EXERCISE DATA:
====

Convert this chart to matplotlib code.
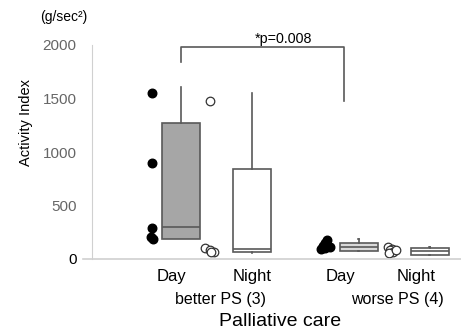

====

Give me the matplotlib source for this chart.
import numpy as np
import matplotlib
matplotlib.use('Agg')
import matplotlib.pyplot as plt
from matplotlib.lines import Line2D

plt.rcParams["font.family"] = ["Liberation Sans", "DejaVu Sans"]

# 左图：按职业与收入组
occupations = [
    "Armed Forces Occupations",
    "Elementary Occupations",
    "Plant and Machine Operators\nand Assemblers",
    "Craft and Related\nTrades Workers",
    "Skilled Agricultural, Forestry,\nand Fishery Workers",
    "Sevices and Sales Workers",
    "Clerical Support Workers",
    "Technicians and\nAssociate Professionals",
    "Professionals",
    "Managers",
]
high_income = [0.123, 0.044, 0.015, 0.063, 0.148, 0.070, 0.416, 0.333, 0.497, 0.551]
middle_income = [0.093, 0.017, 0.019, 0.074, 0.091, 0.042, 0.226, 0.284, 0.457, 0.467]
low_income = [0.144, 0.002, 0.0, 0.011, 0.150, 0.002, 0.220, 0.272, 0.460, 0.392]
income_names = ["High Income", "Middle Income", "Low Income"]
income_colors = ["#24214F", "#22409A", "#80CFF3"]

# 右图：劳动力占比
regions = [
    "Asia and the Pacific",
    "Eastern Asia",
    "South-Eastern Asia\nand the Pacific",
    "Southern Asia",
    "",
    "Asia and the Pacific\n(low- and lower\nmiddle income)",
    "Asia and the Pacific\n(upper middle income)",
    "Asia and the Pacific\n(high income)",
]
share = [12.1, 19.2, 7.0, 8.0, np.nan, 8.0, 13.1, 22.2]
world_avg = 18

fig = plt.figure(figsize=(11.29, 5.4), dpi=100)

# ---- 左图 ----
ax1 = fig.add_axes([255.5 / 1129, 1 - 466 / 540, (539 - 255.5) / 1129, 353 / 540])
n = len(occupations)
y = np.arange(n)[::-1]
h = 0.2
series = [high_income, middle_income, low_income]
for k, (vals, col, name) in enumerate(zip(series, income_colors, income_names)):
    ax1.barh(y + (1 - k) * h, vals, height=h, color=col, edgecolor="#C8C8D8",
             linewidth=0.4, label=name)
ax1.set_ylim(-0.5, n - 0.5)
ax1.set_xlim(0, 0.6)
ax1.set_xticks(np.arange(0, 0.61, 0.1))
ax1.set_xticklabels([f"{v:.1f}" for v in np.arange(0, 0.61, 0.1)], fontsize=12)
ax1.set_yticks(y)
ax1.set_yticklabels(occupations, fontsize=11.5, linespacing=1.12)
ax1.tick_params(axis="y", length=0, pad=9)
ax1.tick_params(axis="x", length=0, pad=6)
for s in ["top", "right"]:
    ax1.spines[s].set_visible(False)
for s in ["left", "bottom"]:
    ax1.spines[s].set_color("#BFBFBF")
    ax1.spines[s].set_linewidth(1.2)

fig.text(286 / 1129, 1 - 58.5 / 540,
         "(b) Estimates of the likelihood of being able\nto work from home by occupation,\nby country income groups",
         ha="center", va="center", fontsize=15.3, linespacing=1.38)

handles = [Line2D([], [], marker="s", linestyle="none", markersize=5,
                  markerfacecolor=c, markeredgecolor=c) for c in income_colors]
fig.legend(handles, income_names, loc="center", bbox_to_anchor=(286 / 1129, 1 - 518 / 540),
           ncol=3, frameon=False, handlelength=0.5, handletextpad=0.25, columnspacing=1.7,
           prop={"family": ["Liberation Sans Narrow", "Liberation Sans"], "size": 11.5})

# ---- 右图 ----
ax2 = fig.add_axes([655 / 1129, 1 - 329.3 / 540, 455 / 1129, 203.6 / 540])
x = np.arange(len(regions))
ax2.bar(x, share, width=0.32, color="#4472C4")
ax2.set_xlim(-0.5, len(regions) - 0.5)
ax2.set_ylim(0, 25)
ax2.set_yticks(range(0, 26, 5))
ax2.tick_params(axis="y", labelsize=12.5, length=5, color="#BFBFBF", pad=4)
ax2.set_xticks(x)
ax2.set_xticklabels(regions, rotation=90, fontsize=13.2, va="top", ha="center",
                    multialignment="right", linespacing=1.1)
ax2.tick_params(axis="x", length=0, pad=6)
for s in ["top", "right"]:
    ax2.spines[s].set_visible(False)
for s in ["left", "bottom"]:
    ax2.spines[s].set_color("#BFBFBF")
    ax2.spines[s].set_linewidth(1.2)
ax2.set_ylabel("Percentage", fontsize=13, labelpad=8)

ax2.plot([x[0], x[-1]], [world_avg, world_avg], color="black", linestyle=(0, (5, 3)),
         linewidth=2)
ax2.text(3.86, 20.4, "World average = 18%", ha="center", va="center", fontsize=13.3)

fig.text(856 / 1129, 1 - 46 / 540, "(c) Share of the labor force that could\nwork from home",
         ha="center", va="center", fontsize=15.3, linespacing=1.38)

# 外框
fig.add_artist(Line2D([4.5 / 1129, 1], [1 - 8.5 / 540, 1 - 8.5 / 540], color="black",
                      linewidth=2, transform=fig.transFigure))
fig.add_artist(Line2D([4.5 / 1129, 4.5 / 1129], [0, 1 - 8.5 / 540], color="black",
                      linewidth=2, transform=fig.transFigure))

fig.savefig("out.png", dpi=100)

====

PROBLEM TO SOLVE: Search the data for "chart". Copy every line that has it.

FINAL RESULT:
Convert this chart to matplotlib code.
Give me the matplotlib source for this chart.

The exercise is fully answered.